Daughter came to the rescue though. She has been desperate to use the sewing machine and when she found some festive fabric in the box of Christmas decorations, she asked if she could make some Christmas bunting. Of course! She did it mostly herself but I helped. So I think this counts towards the DIY challenge. I mean, everyone needs a string of Christmas bunting at some point in their lives, don't they?




Monday, 4 January 2016

Happy New Year!

2015 was not my best blogging year. These last few months I did type an awful lot of words - but on other things. Essays - the university studying sort where you have to read and think - and work stuff, mainly. So unless I wanted to spend all of my time sat at a computer (which I didn't), blogging sort of fell by the wayside.

But I do still enjoy writing, especially the sort that doesn't have to be academically referenced, and I do still try to live a little bit more sustainably, and I do try hard to keep things simple, even when they're really rather complicated with work and family and studying, and what not. And being a student again means I definitely have to be frugal. So all is not lost. And of course my favourite thing of all is to try and minimise food waste and to eat leftovers. Especially Christmas leftovers. And take bad photographs of said leftovers. 

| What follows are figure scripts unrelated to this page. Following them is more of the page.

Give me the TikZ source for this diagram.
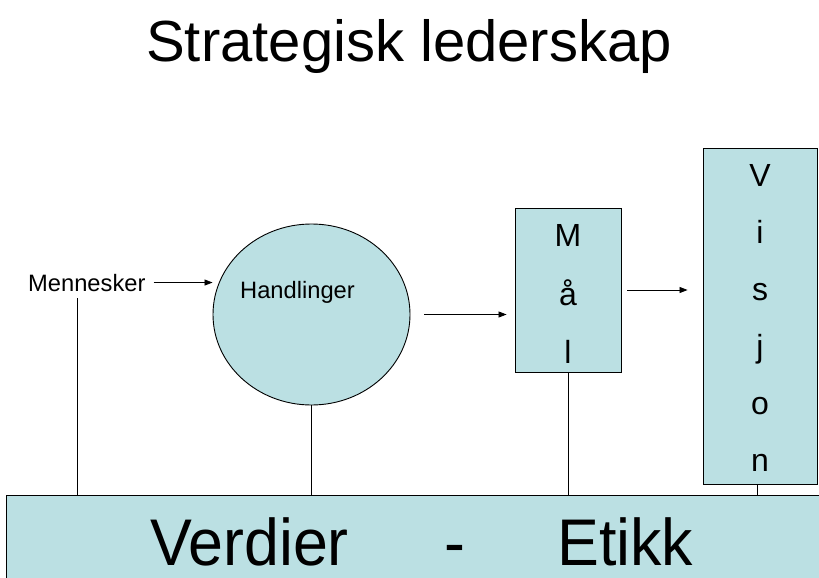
\documentclass[tikz,border=0pt]{standalone}
\usepackage{fontspec}
\setmainfont{Liberation Sans}
\usetikzlibrary{arrows.meta,shapes.geometric}
\definecolor{boxfill}{HTML}{BBE0E3}
\begin{document}
\begin{tikzpicture}[x=1pt,y=-1pt,
  shapebox/.style={draw=black,line width=0.9pt,fill=boxfill,inner sep=0pt},
  lbl/.style={inner sep=0pt,font=\fontsize{23.7}{27}\selectfont},
  letter/.style={inner sep=0pt,anchor=base,font=\fontsize{32}{36}\selectfont},
  bigtext/.style={inner sep=0pt,anchor=base west,font=\fontsize{66}{72}\selectfont},
  link/.style={line width=0.8pt},
  arr/.style={line width=0.8pt,-{Triangle[length=8pt,width=6pt]}}]
\useasboundingbox (0,0) rectangle (819,578);
\fill[white] (0,0) rectangle (819,578);
% title
\node[anchor=base,inner sep=0pt,font=\fontsize{58}{64}\selectfont] (title) at (409,62) {Strategisk lederskap};
% bottom bar
\node[shapebox,rectangle,minimum width=840pt,minimum height=110pt,anchor=north west] (bottom) at (6,495) {};
\node[bigtext] (verdier) at (150,565) {\scalebox{0.95}[1]{Verdier}};
\node[bigtext] (dash) at (444,565) {\scalebox{0.95}[1]{-}};
\node[bigtext] (etikk) at (557,565) {\scalebox{0.95}[1]{Etikk}};
% shapes
\node[shapebox,ellipse,minimum width=197pt,minimum height=181pt] (hand) at (311.5,314.5) {};
\node[lbl,anchor=base west] (handtxt) at (240,298) {Handlinger};
\node[shapebox,rectangle,minimum width=106pt,minimum height=164pt] (maal) at (568,290) {};
\node[shapebox,rectangle,minimum width=114pt,minimum height=336pt] (vision) at (760,316) {};
\foreach \ch/\yy [count=\i] in {M/246,å/305,l/363}
  \node[letter] (maal\i) at (568,\yy) {\ch};
\foreach \ch/\yy [count=\i] in {V/186,i/243,s/300,j/357,o/414,n/471}
  \node[letter] (vis\i) at (760,\yy) {\ch};
% Mennesker
\node[lbl,anchor=base west] (men) at (28,291) {Mennesker};
\coordinate (mline) at (77,298);
% connectors
\draw[arr] ([xshift=8pt]men.east) -- (hand.west |- men.east);
\draw[arr] ([xshift=14pt]hand.east) -- ([xshift=-8pt]maal.west |- hand.east);
\draw[arr] ([xshift=6pt]maal.east) -- ([xshift=-15pt]vision.west |- maal.east);
\draw[link] (mline) -- (mline |- bottom.north);
\draw[link] (hand.south) -- (hand.south |- bottom.north);
\draw[link] (maal.south) -- (maal.south |- bottom.north);
\draw[link] ([xshift=-3pt]vision.south) -- ([xshift=-3pt]vision.south |- bottom.north);
\end{tikzpicture}
\end{document}
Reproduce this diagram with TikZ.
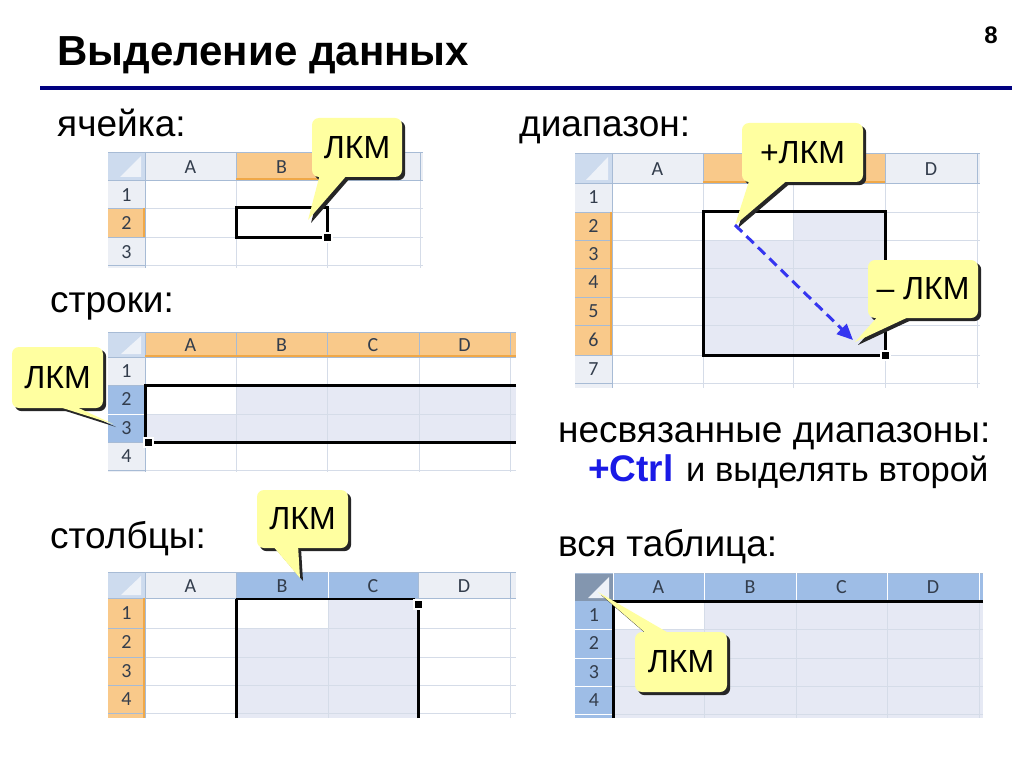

Can you guess what they are?


The thing about blogging is that it does make you think about all that stuff more and keeps you accountable, and then there are all the others out there who are thinking about that stuff and blogging and commenting about it, and eating leftovers. It's heartwarming. 

So whilst I can't resolve to be a more frequent blogger in 2016, I can resolve to dip in and out still. And eat leftovers.